Five Guys You Meet Playing Pickup Roller Hockey

Empire Roller Rink in Columbia, Mo., where pickup hockey on Tuesday was a highlight of my week in college.

Pickup roller hockey is always a blast. It doesn’t even matter if you play well that particular night. It’s about the cast of characters that takes time out of their otherwise unathletic lives to play the game they love. Here are a few guys you’re sure to run into at Open Hockey.

That Flashy Douche

There’s no denying this guy can play. He’s probably the most skilled guy out there, but my gosh, doesn’t he know it. Mr. FancyPants can usually found dogging it until the puck is on his tape. At that point, everybody else out there is transformed into a traffic cone. While helpless defenders swing their sticks at the guy’s legs, he unleashes toe drags, through-the-leg dekes, one-handed maneuvers and, if he’s feeling particularly obnoxious, the attempted “Michigan.”

Play some solid defense against this guy, and he’ll become frustrated quite quickly. I played against one of these guys just last week, and when one of my teammates stepped in front of him, he responded “Play the body on me again and I’ll break your f*&%ing jaw.” Spoken like a true roller hockey player.

Gramps

gramps

Most of the guys at the drop-in session are in their 20s or 30s, but that hasn’t deterred this Vietnam vet from lacing up every week for the past 40 years. Gramps might or might not have upgraded to inline blades from classic four-wheelers, but if he has, his blades are still the ones with the plastic chassis. You’d make fun of his old-school Jofa bucket, but as long as Teemu is still in the NHL, it’s not really out of style. His gloves were undoubtedly manufactured by Cooper and his stick is wooden because, well, duh.

Don’t let his age fool you though: this guy is tough as nails and knows every trick in the book. Try to take the puck around him and Gramps will get three slashes in on your wrists before you’ve taken two strides. Hear somebody yelling for a pass? It’s probably everyone’s favorite AARP member looking for a cheap steal. By the time you’re done with one pickup game, you’ll always want Gramps on your team. Just don’t get him started on Eddie Shore and ’39 Bruins.

Captain Serious

Although it’s endearing reference to Blackhawks captain Jonathan Toews in NHL circles, there’s nothing to like about this guy. You might just be looking to get a weeknight workout in with some friends, but for CS, it’s Game 7 of the Cup Finals. While you were drinking Keystones in the parking lot with Gramps, CS had already been at the rink for an hour doing pushups while listening to Master of Puppets on loop.

When this guy scores a goal, you know he’s breaking out a celly that most would reserve for, you know, a game that actually counts. On the bench, he’s the one yelling at guys to hustle, demanding “short shifts” and dishing out the occasional “‘atta boy” or pat on the ass.

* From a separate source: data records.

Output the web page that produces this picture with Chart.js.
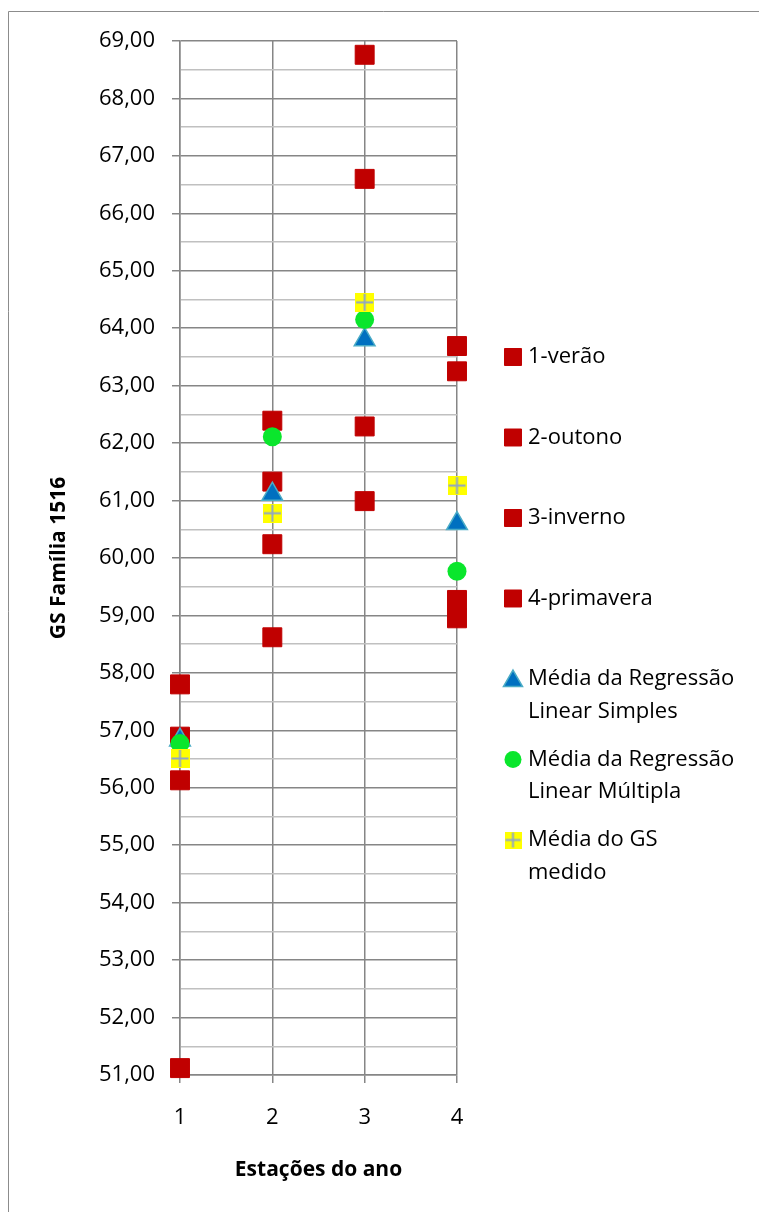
<!DOCTYPE html>
<html>
<head>
<meta charset="utf-8">
<script src="https://cdn.jsdelivr.net/npm/chart.js@4.4.0/dist/chart.umd.min.js"></script>
<style>
  html, body { margin: 0; padding: 0; background: #fff; }
  canvas { display: block; }
</style>
</head>
<body>
<canvas id="c" width="759" height="1212"></canvas>
<script>
// --- data ---
const seasons = [1, 2, 3, 4];
const seasonNames = ['1-verão', '2-outono', '3-inverno', '4-primavera'];
const verao     = [57.80, 56.89, 56.13, 51.12];
const outono    = [62.39, 61.33, 60.24, 58.62];
const inverno   = [68.76, 66.60, 62.29, 60.99];
const primavera = [63.69, 63.25, 59.27, 58.95];
const mediaRLS  = [56.83, 61.11, 63.80, 60.60];
const mediaRLM  = [56.77, 62.11, 64.15, 59.77];
const mediaGS   = [56.51, 60.78, 64.45, 61.26];
const meanNames = [
    ['Média da Regressão', 'Linear Simples'],
    ['Média da Regressão', 'Linear Múltipla'],
    ['Média do GS', 'medido']
];
const xTitle = 'Estações do ano';
const yTitle = 'GS Família 1516';
const yTicks = [51, 69, 0.5];

const FONT = '"Open Sans", "Noto Sans", sans-serif';
const GRID = '#868686';
const MINOR = '#c0c0c0';

// yellow square with a grey-blue plus, as Excel draws it
function crossMarker(size) {
    const cv = document.createElement('canvas');
    cv.width = size; cv.height = size;
    const g = cv.getContext('2d');
    g.fillStyle = '#FFFF00';
    g.fillRect(0, 0, size, size);
    g.strokeStyle = '#8FA6C6';
    g.lineWidth = 2;
    g.beginPath();
    g.moveTo(size / 2, 1); g.lineTo(size / 2, size - 1);
    g.moveTo(1, size / 2); g.lineTo(size - 1, size / 2);
    g.stroke();
    return cv;
}
const crossBig = crossMarker(19);
const crossSmall = crossMarker(17);

const seasonValues = [verao, outono, inverno, primavera];
const datasets = [];
seasonValues.forEach((vals, i) => {
    datasets.push({
        label: seasonNames[i],
        data: vals.map(v => ({ x: seasons[i], y: v })),
        pointStyle: 'rect',
        pointRadius: 13.4,
        backgroundColor: '#C00000',
        borderColor: '#C00000',
        borderWidth: 1,
        clip: false,
        order: 10 - i,
        legendRadius: 12
    });
});
datasets.push({
    label: meanNames[0],
    data: mediaRLS.map((v, i) => ({ x: seasons[i], y: v })),
    pointStyle: 'triangle',
    pointRadius: 12,
    backgroundColor: '#0070C0',
    borderColor: '#4BACC6',
    borderWidth: 1.5,
    clip: false,
    order: 3,
    legendRadius: 11
});
datasets.push({
    label: meanNames[1],
    data: mediaRLM.map((v, i) => ({ x: seasons[i], y: v })),
    pointStyle: 'circle',
    pointRadius: 9.5,
    backgroundColor: '#0AE62C',
    borderColor: '#0AE62C',
    borderWidth: 0,
    clip: false,
    order: 2,
    legendRadius: 8.5
});
datasets.push({
    label: meanNames[2],
    data: mediaGS.map((v, i) => ({ x: seasons[i], y: v })),
    pointStyle: crossBig,
    legendImage: crossSmall,
    pointRadius: 9.5,
    backgroundColor: '#FFFF00',
    borderColor: '#8FA6C6',
    borderWidth: 0,
    clip: false,
    order: 1,
    legendRadius: 8.5
});

const frame = {
    id: 'frame',
    beforeDraw(chart) {
        const ctx = chart.ctx;
        ctx.save();
        ctx.fillStyle = '#fff';
        ctx.fillRect(0, 0, chart.width, chart.height);
        ctx.strokeStyle = '#8c8c8c';
        ctx.lineWidth = 1;
        ctx.beginPath();
        ctx.moveTo(8.5, chart.height);
        ctx.lineTo(8.5, 11.5);
        ctx.lineTo(chart.width, 11.5);
        ctx.stroke();
        ctx.restore();
    }
};

const sideLegend = {
    id: 'sideLegend',
    afterDraw(chart) {
        const ctx = chart.ctx;
        ctx.save();
        ctx.font = '22px ' + FONT;
        ctx.textBaseline = 'middle';
        ctx.fillStyle = '#000';
        const mx = 513, tx = 528, y0 = 357, step = 80.5, lh = 32.4;
        chart.data.datasets.forEach((ds, i) => {
            const y = y0 + i * step;
            if (ds.legendImage) {
                ctx.drawImage(ds.legendImage, mx - 8.5, y - 8.5);
            } else {
                ctx.fillStyle = ds.backgroundColor;
                ctx.strokeStyle = ds.borderColor;
                ctx.lineWidth = ds.borderWidth;
                Chart.helpers.drawPoint(ctx, {
                    pointStyle: ds.pointStyle,
                    radius: ds.legendRadius,
                    rotation: 0,
                    borderWidth: ds.borderWidth
                }, mx, ds.pointStyle === 'triangle' ? y + 2 : y);
            }
            ctx.fillStyle = '#000';
            const lines = Array.isArray(ds.label) ? ds.label : [ds.label];
            lines.forEach((t, k) => ctx.fillText(t, tx, y + k * lh));
        });
        ctx.restore();
    }
};

const isInt = v => Math.abs(v - Math.round(v)) < 1e-6;

new Chart(document.getElementById('c'), {
    type: 'scatter',
    data: { datasets },
    plugins: [frame, sideLegend],
    options: {
        responsive: false,
        animation: false,
        layout: { padding: { left: 0, top: 41, right: 302, bottom: 0 } },
        plugins: {
            legend: { display: false },
            tooltip: { enabled: false }
        },
        scales: {
            x: {
                type: 'linear',
                min: seasons[0],
                max: seasons[seasons.length - 1],
                ticks: { stepSize: 1, color: '#000', font: { family: FONT, size: 22 }, padding: 22 },
                grid: { color: GRID, lineWidth: 1.5, tickLength: 8, tickColor: GRID },
                border: { color: GRID, width: 1.5 },
                title: {
                    display: true, text: xTitle, color: '#000',
                    font: { family: FONT, size: 21, weight: 'bold' },
                    padding: { top: 0, bottom: 29 }
                },
                afterFit(s) { s.height = 137; }
            },
            y: {
                min: yTicks[0],
                max: yTicks[1],
                ticks: {
                    stepSize: yTicks[2],
                    autoSkip: false,
                    color: '#000',
                    font: { family: FONT, size: 22 },
                    padding: 17,
                    callback: v => isInt(v) ? v.toFixed(2).replace('.', ',') : ''
                },
                grid: {
                    color: c => isInt(c.tick.value) ? GRID : MINOR,
                    lineWidth: 1.5,
                    tickLength: 8,
                    tickColor: c => isInt(c.tick.value) ? GRID : 'rgba(0,0,0,0)'
                },
                border: { color: GRID, width: 1.5 },
                title: {
                    display: true, text: yTitle, color: '#000',
                    font: { family: FONT, size: 21, weight: 'bold' },
                    padding: { top: 46, bottom: 0 }
                },
                afterFit(s) { s.width = 180; }
            }
        }
    }
});
</script>
</body>
</html>
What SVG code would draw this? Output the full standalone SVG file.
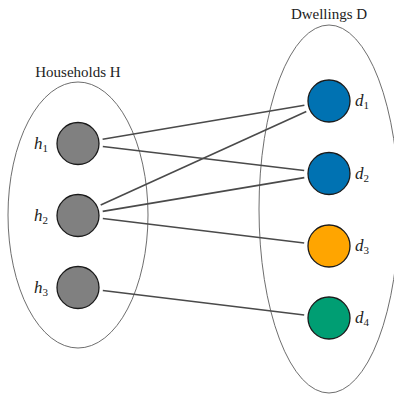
<svg xmlns="http://www.w3.org/2000/svg" width="394" height="394" viewBox="0 0 394 394">
<rect width="394" height="394" fill="#fff"/>
<g id="sets" fill="none" stroke="#6e6e6e" stroke-width="1">
<ellipse cx="78" cy="215" rx="70" ry="133"/>
<ellipse cx="329" cy="209" rx="70" ry="184"/>
</g>
<g id="titles" font-family="Liberation Serif" font-size="15" fill="#222" text-anchor="middle">
<text x="78" y="77">Households H</text>
<text x="329" y="19">Dwellings D</text>
</g>
<g id="edges" stroke="#4a4a4a" stroke-width="1.6" fill="none">
<line x1="102.6" y1="139.3" x2="304.4" y2="105.2"/>
<line x1="102.8" y1="146.5" x2="304.2" y2="170.5"/>
<line x1="100.7" y1="205.1" x2="306.3" y2="111.4"/>
<line x1="102.7" y1="211.4" x2="304.3" y2="177.6"/>
<line x1="102.8" y1="218.5" x2="304.2" y2="243"/>
<line x1="102.8" y1="290.5" x2="304.2" y2="315"/>
</g>
<g id="nodes" stroke="#1a1a1a" stroke-width="1.3">
<g id="h1"><circle cx="78" cy="143.5" r="21" fill="#808080"/><text x="34" y="149" stroke="none" font-family="Liberation Serif" font-size="17" font-style="italic" fill="#222">h<tspan font-size="11" font-style="normal" dy="3">1</tspan></text></g>
<g id="h2"><circle cx="78" cy="215.5" r="21" fill="#808080"/><text x="34" y="221" stroke="none" font-family="Liberation Serif" font-size="17" font-style="italic" fill="#222">h<tspan font-size="11" font-style="normal" dy="3">2</tspan></text></g>
<g id="h3"><circle cx="78" cy="287.5" r="21" fill="#808080"/><text x="34" y="293" stroke="none" font-family="Liberation Serif" font-size="17" font-style="italic" fill="#222">h<tspan font-size="11" font-style="normal" dy="3">3</tspan></text></g>
<g id="d1"><circle cx="329" cy="101" r="21" fill="#0072B2"/><text x="355" y="106" stroke="none" font-family="Liberation Serif" font-size="17" font-style="italic" fill="#222">d<tspan font-size="11" font-style="normal" dy="3">1</tspan></text></g>
<g id="d2"><circle cx="329" cy="173.5" r="21" fill="#0072B2"/><text x="355" y="178.5" stroke="none" font-family="Liberation Serif" font-size="17" font-style="italic" fill="#222">d<tspan font-size="11" font-style="normal" dy="3">2</tspan></text></g>
<g id="d3"><circle cx="329" cy="246" r="21" fill="#FFA500"/><text x="355" y="251" stroke="none" font-family="Liberation Serif" font-size="17" font-style="italic" fill="#222">d<tspan font-size="11" font-style="normal" dy="3">3</tspan></text></g>
<g id="d4"><circle cx="329" cy="318" r="21" fill="#009E73"/><text x="355" y="323" stroke="none" font-family="Liberation Serif" font-size="17" font-style="italic" fill="#222">d<tspan font-size="11" font-style="normal" dy="3">4</tspan></text></g>
</g>
</svg>
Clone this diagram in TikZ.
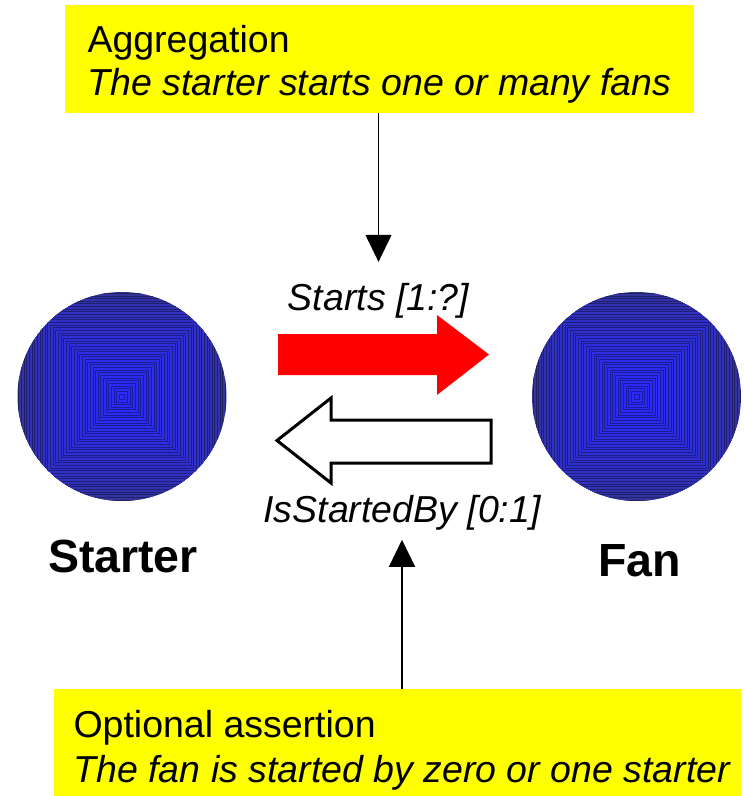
\documentclass[tikz,border=0pt]{standalone}
\usepackage{fontspec}
\setmainfont{Liberation Sans}
\usetikzlibrary{arrows.meta,calc}
\definecolor{ybg}{HTML}{FFFF00}
\definecolor{rarrow}{HTML}{FF0000}
\definecolor{edgeblue}{HTML}{363688}
\definecolor{coreblue}{HTML}{2A2AFF}
\tikzset{
  every node/.style={inner sep=0pt, outer sep=0pt},
  note/.style={fill=ybg, draw=none, anchor=north west, rectangle},
  caption/.style={font=\fontsize{37.5}{43}\selectfont, anchor=base west},
  rel/.style={font=\fontsize{37.5}{43}\selectfont\itshape, anchor=base},
  thingname/.style={font=\fontsize{46.5}{52}\selectfont\bfseries, anchor=base},
  conn/.style={line width=1.4pt, -{Triangle[length=27pt,width=26pt]}},
  thing/.style={circle, minimum size=209pt, path picture={
    \begin{scope}[shift={(path picture bounding box.center)}]
    \foreach \i in {0,...,39}{
      \pgfmathsetmacro\s{106*(1-\i/40)}
      \pgfmathsetmacro\p{100*(\i/39)^0.5}
      \filldraw[fill=coreblue!\p!edgeblue, draw=coreblue!\p!edgeblue!62!black, line width=0.6pt] (-\s,-\s) rectangle (\s,\s);
    }
    \end{scope}}},
  redarrow/.style={fill=rarrow},
  whitearrow/.style={draw=black, fill=white, line width=3pt, line join=miter},
}
\begin{document}
\begin{tikzpicture}[x=1pt, y=-1pt]
\useasboundingbox (0,0) rectangle (744,796);
% notes
\node[note, minimum width=629pt, minimum height=108pt] (agg) at (65,5) {};
\node[caption] (aggtitle) at (87.5,52) {Aggregation};
\node[caption] (aggtext) at (87.5,95) {\itshape The starter starts one or many fans};
\node[note, minimum width=687pt, minimum height=107pt] (opt) at (54,689) {};
\node[caption] (opttitle) at (73.5,737) {Optional assertion};
\node[caption] (opttext) at (73.5,782) {\itshape The fan is started by zero or one starter};
% things
\node[thing] (starter) at (122,396.5) {};
\node[thing] (fan) at (636.5,396.5) {};
\node[thingname] (startername) at (123,572) {Starter};
\node[thingname] (fanname) at (639.5,576) {Fan};
% relation labels
\node[rel] (starts) at (378.5,310) {Starts [1:?]};
\node[rel] (isb) at (402,522) {IsStartedBy [0:1]};
% block arrows
\fill[redarrow] (278,334) -- (437,334) -- (437,315) -- (489,354.5) -- (437,395) -- (437,375) -- (278,375) -- cycle;
\draw[whitearrow] (491,420) -- (331,420) -- (331,398) -- (277,440.5) -- (331,483) -- (331,463) -- (491,463) -- cycle;
% connectors
\draw[conn] (agg.south -| starts.north) -- ([yshift=21pt]starts.north);
\draw[conn] (opt.north -| isb.south) -- ([yshift=-10pt]isb.south);
\end{tikzpicture}
\end{document}
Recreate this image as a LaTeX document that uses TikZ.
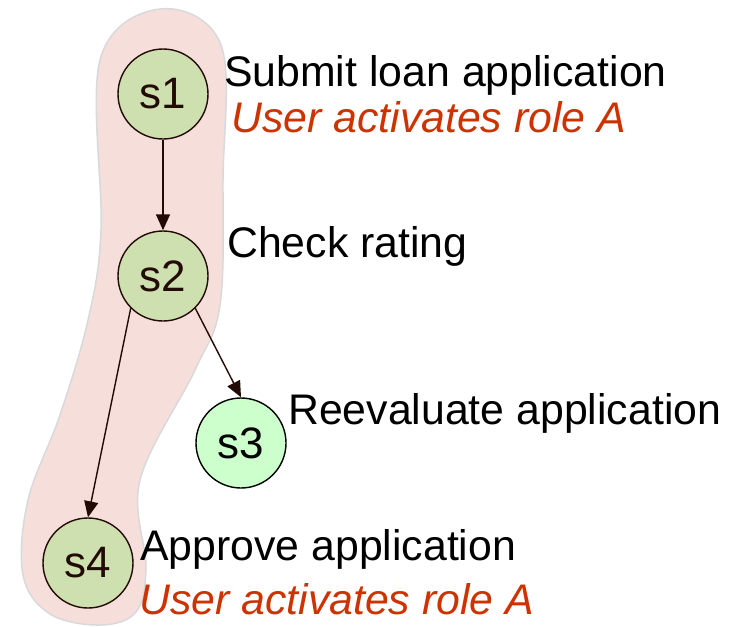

Make sure you know what you’re getting yourself into when you head into the corner with CS. Yes, it’s a Tuesday night drop-in game, but that won’t stop him from taking you into the wall, moving the puck up the boards and holding you to the ground until the play is halfway down the rink. And, oh boy, don’t tell him to calm down. “This is hockey, not ballet”, after all.

Woody Woodpecker

CLACK CLACK CLACK CLACK. CLACK. Oh, do you want the puck or something? If Woody is open, he won’t be for long. This guy ALWAYS wants the puck and he makes it known to both his teammates and defenders alike. If Woody’s playing defense, chances are your pass to the point is getting intercepted and going the other way. Occasionally Woody might throw in a “Yo”, “I’m Open”, or “Over here”, but the effect is the same.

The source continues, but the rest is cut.